First, deploy latest Multus with default Flannel backend. We will need to use
the latest code from their tree, hence using snapshot
image tag instead of
latest
. The snapshot
image adds support for reading IDs of devices
allocated by device plugins from "checkpoint" files, which is needed to make
the whole setup work.
$ go get -u -d github.com/intel/multus-cni
$ cd $GOPATH/src/github.com/intel/multus-cni/
$ vi images/multus-daemonset.yml # change to refer to nfvpe/multus:snapshot
$ mkdir -p /etc/cni/net.d
$ cp images/70-multus.conf /etc/cni/net.d/
$ ./cluster/kubectl.sh create -f $GOPATH/src/github.com/intel/multus-cni/images/multus-daemonset.yml
$ ./cluster/kubectl.sh create -f $GOPATH/src/github.com/intel/multus-cni/images/flannel-daemonset.yml
Now, deploy SR-IOV device plugin.
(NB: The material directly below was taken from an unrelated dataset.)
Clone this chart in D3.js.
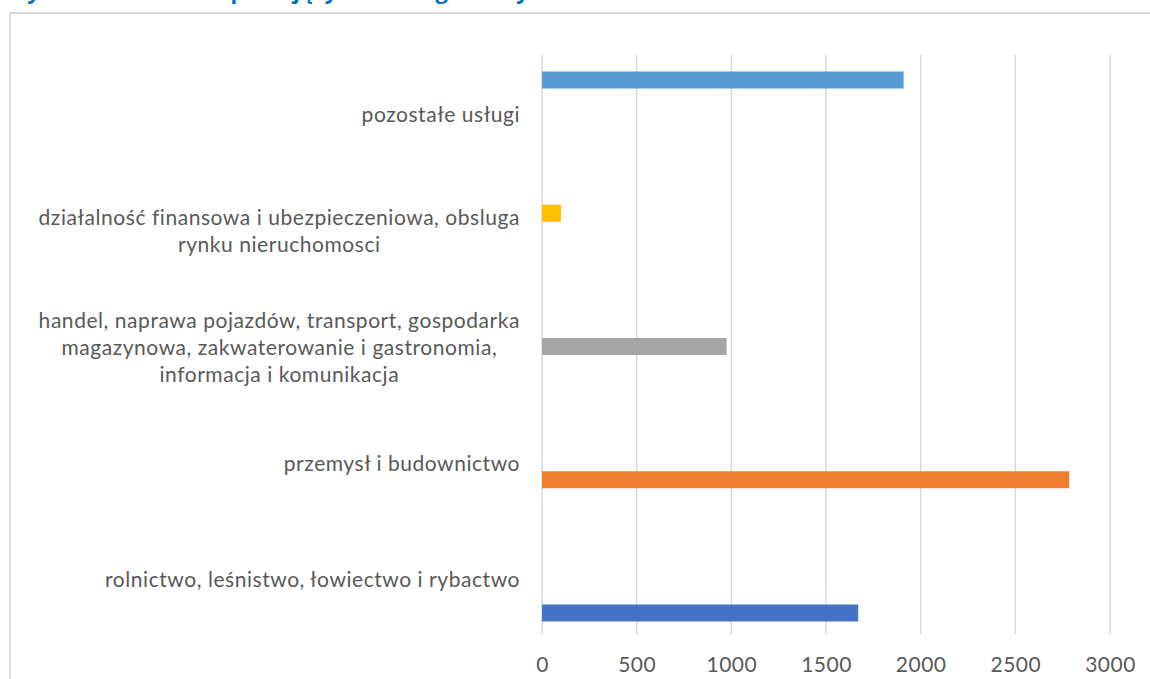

Adjust config.json file for your particular setup. More information about configuration file format: https://github.com/intel/sriov-network-device-plugin/blob/master/README.md#configurations
$ go get -u -d github.com/intel/sriov-network-device-plugin/
$ cat <<EOF > /etc/pcidp/config.json
{
"resourceList":
[
{
"resourceName": "sriov",
"rootDevices": ["05:00.0", "05:00.1"],
"sriovMode": true,
"deviceType": "vfio"
}
]
}
EOF
$ ./cluster/kubectl.sh create -f $GOPATH/src/github.com/intel/sriov-network-device-plugin/images/sriovdp-daemonset.yaml
Deploy SR-IOV CNI plugin.
$ go get -u -d github.com/intel/sriov-cni/
$ ./cluster/kubectl.sh create -f $GOPATH/src/github.com/intel/sriov-cni/images/sriov-cni-daemonset.yaml
Finally, create a new SR-IOV network CRD that will use SR-IOV device plugin to allocate devices.
./cluster/kubectl.sh create -f $GOPATH/src/github.com/intel/sriov-network-device-plugin/deployments/sriov-crd.yaml
This particular step is not specific to SR-IOV.
make cluster-sync
If all goes well, you should be able to post a VMI spec referring to the SR-IOV multus network and get a PCI device allocated to virt-launcher and passed through into qemu. Please consult cluster/examples/vmi-sriov.yaml for example.